What is required
Locate each line below that includes "this" and reproduce it.
· · · · ·
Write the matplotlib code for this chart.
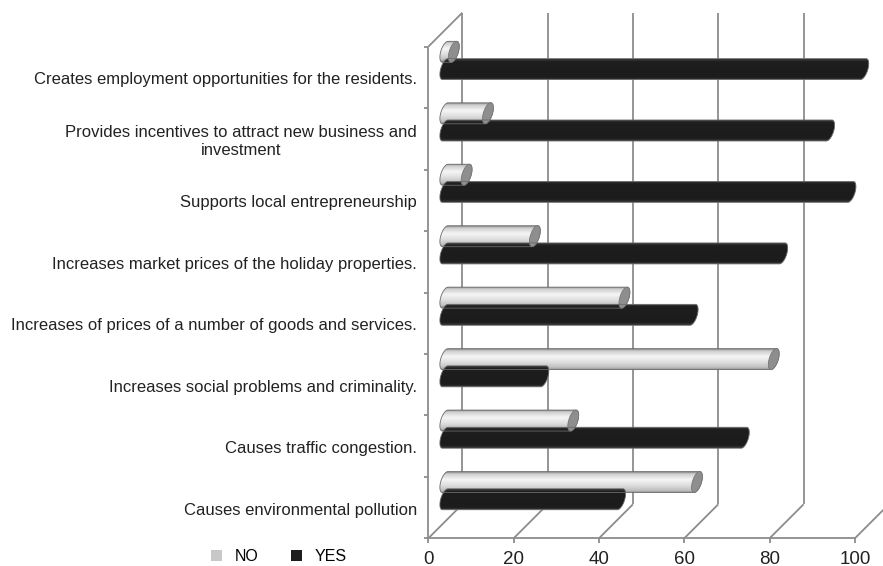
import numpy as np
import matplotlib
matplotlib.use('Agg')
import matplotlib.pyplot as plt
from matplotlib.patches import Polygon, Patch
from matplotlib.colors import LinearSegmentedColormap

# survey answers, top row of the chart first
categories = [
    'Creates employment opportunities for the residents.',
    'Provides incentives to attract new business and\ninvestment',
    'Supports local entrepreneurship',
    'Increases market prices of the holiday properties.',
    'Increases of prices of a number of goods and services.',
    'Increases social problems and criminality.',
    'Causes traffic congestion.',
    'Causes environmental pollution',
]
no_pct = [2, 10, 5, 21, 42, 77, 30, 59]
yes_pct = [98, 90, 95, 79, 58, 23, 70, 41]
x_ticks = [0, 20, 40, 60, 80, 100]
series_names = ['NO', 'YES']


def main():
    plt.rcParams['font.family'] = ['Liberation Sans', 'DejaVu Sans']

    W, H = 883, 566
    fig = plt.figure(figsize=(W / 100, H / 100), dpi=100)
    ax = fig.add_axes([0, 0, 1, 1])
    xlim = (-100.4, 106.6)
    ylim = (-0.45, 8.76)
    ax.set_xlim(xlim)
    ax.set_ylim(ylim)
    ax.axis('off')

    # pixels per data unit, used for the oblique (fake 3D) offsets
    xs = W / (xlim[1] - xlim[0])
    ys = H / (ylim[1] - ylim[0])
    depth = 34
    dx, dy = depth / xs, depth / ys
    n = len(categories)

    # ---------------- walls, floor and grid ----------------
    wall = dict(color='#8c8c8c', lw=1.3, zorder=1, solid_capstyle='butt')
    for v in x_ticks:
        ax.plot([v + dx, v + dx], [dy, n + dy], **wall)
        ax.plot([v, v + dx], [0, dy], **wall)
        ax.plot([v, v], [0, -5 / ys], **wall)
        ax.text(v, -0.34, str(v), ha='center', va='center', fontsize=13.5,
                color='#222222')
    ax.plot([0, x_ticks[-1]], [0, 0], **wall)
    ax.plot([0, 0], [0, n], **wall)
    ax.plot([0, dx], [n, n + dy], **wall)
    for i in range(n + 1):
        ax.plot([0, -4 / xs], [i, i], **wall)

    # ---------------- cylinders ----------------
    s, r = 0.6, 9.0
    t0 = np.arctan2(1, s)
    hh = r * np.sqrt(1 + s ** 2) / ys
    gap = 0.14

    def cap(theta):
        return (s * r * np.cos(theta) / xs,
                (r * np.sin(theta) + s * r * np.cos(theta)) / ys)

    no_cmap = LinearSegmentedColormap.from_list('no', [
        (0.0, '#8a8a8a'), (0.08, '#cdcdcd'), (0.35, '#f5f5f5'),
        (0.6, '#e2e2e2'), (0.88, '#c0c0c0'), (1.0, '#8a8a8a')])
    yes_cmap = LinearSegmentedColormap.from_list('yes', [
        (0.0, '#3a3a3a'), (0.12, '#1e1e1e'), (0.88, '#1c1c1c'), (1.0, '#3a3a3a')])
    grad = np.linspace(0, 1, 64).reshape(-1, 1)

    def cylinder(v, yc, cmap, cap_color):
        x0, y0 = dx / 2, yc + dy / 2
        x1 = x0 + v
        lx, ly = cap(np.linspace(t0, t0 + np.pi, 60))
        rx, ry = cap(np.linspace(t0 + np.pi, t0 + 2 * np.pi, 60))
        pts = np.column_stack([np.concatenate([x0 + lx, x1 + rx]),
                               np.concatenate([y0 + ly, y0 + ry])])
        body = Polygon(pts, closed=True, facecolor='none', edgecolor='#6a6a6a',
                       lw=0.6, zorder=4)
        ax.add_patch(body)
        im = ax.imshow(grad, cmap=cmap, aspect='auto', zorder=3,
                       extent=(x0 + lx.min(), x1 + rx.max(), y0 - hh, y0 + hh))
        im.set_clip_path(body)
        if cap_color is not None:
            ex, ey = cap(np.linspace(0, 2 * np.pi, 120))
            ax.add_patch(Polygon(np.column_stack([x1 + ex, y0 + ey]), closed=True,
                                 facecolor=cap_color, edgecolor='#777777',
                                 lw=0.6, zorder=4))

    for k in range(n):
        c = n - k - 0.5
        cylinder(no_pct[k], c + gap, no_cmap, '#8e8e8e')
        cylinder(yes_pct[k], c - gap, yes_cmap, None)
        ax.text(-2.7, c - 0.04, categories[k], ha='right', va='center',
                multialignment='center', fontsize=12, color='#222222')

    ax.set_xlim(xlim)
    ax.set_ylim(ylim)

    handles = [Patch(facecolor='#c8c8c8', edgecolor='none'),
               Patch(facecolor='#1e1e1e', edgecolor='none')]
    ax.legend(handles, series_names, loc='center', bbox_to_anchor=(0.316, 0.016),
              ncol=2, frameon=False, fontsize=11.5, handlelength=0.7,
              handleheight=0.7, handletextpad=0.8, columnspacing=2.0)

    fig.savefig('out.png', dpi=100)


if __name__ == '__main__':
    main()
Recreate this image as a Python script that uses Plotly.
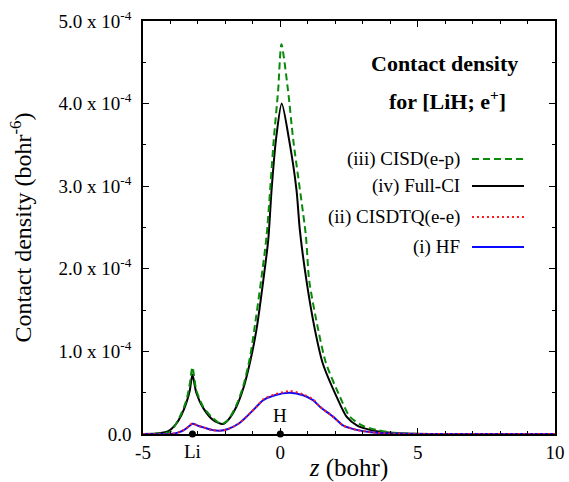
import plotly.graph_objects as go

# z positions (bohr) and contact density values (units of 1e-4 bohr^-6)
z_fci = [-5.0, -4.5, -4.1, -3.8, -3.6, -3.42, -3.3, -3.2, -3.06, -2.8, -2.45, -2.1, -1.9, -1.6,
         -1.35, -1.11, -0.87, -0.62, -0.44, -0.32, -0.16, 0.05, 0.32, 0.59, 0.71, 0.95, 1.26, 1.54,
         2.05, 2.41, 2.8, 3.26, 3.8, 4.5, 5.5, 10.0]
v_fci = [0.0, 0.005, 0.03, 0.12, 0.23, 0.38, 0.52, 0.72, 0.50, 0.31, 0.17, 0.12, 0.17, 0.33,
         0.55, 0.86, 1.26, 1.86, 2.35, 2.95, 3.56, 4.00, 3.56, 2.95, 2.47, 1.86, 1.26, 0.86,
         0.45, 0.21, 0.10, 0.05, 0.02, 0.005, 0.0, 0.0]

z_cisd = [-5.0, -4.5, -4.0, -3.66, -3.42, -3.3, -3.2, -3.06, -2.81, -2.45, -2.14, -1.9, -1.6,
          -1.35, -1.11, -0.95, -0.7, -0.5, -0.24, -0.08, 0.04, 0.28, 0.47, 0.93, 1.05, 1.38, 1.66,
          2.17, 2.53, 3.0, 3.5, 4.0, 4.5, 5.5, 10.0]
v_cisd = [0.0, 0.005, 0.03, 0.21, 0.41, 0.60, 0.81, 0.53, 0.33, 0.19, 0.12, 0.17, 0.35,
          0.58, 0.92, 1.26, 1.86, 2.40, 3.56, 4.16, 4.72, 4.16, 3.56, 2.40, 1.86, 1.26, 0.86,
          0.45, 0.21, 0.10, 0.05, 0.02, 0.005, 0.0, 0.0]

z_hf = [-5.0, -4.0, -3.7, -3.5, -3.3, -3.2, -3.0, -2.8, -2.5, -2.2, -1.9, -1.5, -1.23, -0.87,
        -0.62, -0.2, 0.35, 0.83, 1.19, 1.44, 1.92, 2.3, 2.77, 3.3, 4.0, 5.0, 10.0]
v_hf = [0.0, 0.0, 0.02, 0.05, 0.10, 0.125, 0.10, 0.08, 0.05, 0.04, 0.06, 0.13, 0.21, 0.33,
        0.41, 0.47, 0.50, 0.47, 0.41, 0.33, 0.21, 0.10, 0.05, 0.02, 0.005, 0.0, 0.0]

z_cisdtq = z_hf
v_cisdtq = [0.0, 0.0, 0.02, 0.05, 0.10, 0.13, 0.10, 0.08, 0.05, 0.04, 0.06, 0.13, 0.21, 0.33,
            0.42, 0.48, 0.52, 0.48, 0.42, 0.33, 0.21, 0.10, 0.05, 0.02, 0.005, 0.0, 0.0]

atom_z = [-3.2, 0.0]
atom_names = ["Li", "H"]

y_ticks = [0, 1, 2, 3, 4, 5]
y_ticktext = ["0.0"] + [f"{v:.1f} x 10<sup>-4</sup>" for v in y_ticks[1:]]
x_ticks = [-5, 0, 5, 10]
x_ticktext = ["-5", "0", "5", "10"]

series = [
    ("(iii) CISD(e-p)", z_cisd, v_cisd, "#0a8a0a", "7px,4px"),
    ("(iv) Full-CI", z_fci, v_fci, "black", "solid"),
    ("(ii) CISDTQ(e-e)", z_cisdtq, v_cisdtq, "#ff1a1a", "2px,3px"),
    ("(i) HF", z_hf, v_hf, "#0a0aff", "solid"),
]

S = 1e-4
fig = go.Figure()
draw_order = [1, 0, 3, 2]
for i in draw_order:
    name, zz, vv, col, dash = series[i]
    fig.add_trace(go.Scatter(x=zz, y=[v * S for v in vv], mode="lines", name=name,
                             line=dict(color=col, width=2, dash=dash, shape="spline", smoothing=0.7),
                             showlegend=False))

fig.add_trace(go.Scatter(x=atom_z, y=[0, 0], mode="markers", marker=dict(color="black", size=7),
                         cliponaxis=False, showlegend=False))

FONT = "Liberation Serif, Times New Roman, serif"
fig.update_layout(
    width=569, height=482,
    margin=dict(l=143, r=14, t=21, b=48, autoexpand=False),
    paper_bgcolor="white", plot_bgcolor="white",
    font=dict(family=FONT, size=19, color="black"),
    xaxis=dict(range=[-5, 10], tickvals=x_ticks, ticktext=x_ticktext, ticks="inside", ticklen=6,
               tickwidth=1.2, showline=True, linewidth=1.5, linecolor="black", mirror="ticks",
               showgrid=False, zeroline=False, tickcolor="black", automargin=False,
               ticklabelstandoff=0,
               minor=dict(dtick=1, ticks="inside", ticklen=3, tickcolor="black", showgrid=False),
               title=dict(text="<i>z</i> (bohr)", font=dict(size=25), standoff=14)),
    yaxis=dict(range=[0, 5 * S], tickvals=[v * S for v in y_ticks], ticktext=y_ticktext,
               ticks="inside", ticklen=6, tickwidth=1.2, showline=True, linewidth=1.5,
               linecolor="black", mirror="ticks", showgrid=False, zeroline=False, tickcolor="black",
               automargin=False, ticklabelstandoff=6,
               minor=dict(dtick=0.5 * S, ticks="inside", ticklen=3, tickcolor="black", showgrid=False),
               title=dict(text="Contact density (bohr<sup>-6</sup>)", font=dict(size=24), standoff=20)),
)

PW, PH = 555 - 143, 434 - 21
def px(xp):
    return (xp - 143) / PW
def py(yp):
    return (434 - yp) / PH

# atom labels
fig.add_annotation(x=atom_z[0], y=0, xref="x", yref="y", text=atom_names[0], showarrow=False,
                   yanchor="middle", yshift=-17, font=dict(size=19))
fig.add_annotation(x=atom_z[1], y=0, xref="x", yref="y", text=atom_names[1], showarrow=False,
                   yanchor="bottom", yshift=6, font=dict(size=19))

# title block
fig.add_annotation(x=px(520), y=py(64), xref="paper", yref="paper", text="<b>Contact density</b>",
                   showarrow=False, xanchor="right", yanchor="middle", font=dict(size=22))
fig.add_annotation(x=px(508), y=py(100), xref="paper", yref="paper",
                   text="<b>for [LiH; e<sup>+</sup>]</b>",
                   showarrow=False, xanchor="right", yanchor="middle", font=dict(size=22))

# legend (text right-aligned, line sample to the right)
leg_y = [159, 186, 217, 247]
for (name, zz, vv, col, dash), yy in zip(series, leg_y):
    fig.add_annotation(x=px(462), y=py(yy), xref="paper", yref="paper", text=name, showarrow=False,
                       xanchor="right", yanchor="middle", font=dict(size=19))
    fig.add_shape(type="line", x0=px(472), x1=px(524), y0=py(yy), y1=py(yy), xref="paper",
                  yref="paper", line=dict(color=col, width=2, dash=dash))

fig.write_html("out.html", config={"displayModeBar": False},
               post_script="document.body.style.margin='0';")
· · · · ·
Written answer
Write the matplotlib code for this chart.
Recreate this image as a Python script that uses Plotly.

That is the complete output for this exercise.